Action: a choice of effective options
Shareholder activists have a wide range of measures to get the people representing the votes of shareholders on their side and wield strategic influence over them. The first step is often to seek dialogue with company management and the board to get consensus on the need for specific changes. This form of exchange is widespread in Switzerland, even though neither the management nor the board are legally obliged to engage in it. Activists can also get the debate going via the traditional and social media. These channels help create a campaign by involving and shaping public opinion.
The battle over draft resolutions can also be waged at the AGM itself. In Switzerland, any shareholder listed in the share registry on the cut-off date is entitled to attend and vote at the AGM. They can voice their opinion on individual items on the agenda or submit counterproposals. The board of directors has to treat all shareholders equally. But this method is of limited use because the decision-making process has shifted from the AGM to the preparation phrase leading up to it. However persuasive, a speech by a shareholder is unlikely to affect the result of a vote at the AGM.
Shareholders often increase their holding to influence strategic decisions. Under the terms of Swiss company and contract law (the Code of Obligations), the greater an investor's shareholdings, the greater their voting rights.
Finally, many activists try to influence shareholder decisions by directly contacting or working with institutional proxy advisors such as Institutional Shareholder Services (ISS) and Glass Lewis, whose support can make it difficult for the board to achieve a majority for specific motions.
On the rise in Switzerland
Even though compared with other countries Switzerland sees relatively few campaigns by activists, they do influence the debate in this country. The following recent examples show what impact they can have and the dimensions they can reach:
- Merger of Clariant and Huntsman: A small group of shareholder activists managed to persuade Clariant's management and board to drop the planned merger with Huntsman.
- Merger of Holcim and Lafarge: Activists forced the Holcim board to renegotiate. Among other things, this resulted in a better exchange ratio for Holcim shareholders in the merger.
- Split-up of Credit Suisse: A hedge fund with only 0.2% of the votes moved for the Credit Suisse Group to be split up into three independent units: an investment bank, an asset manager and a wealth manager.
- Restructuring of Nestlé: In an open letter to shareholders, a hedge fund called for the sale of Nestlé's 23% interest in L'Oréal, the repurchase of shares and the disposal of non-strategic activities. Only two days after the letter was published, Nestlé announced it would buy back shares worth up to CHF 20 billion. It also acceded to the demand to get three external directors onto the board.
Recommendations: leading the dialogue
To prophylactically and proactively respond to potential activist concerns, companies must communicate their strategy openly and transparently report on their success in implementing it. This includes regularly disclosing performance compared with the competition and relevant benchmarks. A company should also analyse and keep a close eye on areas of potential risk (for example unprofitable business units).

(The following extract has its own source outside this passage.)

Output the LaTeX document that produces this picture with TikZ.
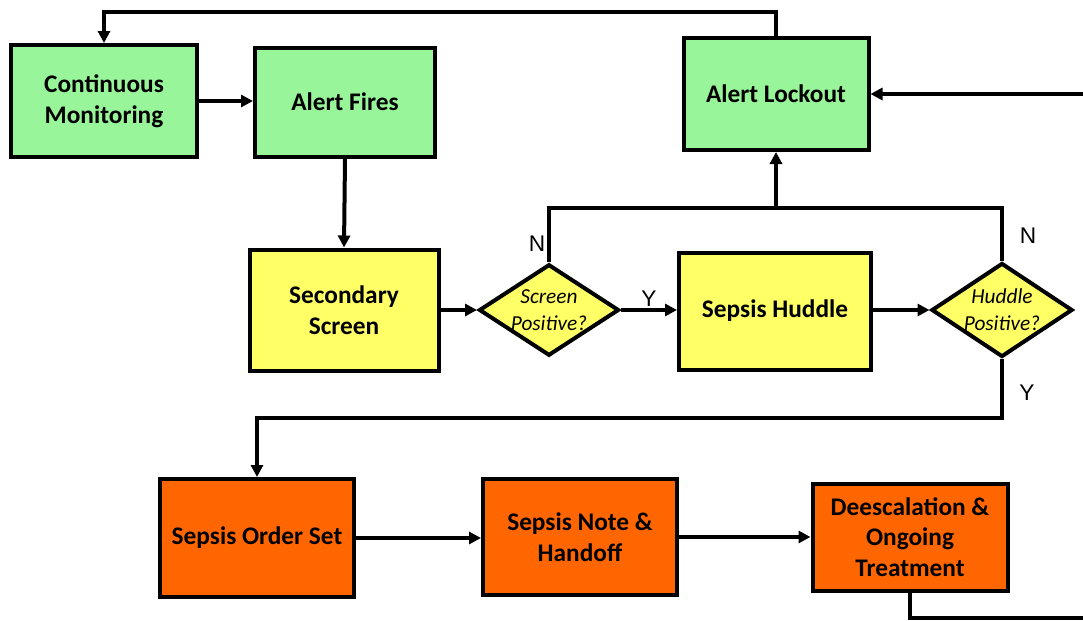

If shareholders do turn activist, it makes sense to take an objective look at their concerns. To do this, a company needs to have a clear strategy for managing the dialogue with shareholder groups and proxies and involving members of the board in the process. This requires a new understanding of corporate governance that is more closely aligned to the concerns of shareholders and shareholder rights associations.
This understanding is currently being reflected at European level, for example with the recent draft amendments to the German Corporate Governance Code, which for the first time refer directly to institutional investors, including activists. In this paper, the government commission recommends the following: “The supervisory board chair should be available – within reasonable limits – to discuss supervisory board-related issues with investors.”
Outlook: see engagement as an opportunity
In the future, campaigns by shareholder activists will be more frequent, and probably more intense – not just internationally, but in Switzerland as well. This will pose new challenges for company directors. They will have to engage with widely differing interpretations of "good" corporate governance, including social and political issues such as fair pay and board and management diversity.
But this exchange of views doesn't just involve a lot of time-consuming work for the board and management. It can be a fruitful exercise for both sides. Through their activism, shareholders are expressing their concern about the business and calling for a clear management view. This way, they put the diligence of the board to the test and reveal the company's strategic plans. The board gets to find out about the priorities and concerns of shareholders and respond accordingly. To this extent, shareholder activism is an opportunity to strengthen the rights of owners and adjust the company's strategic course.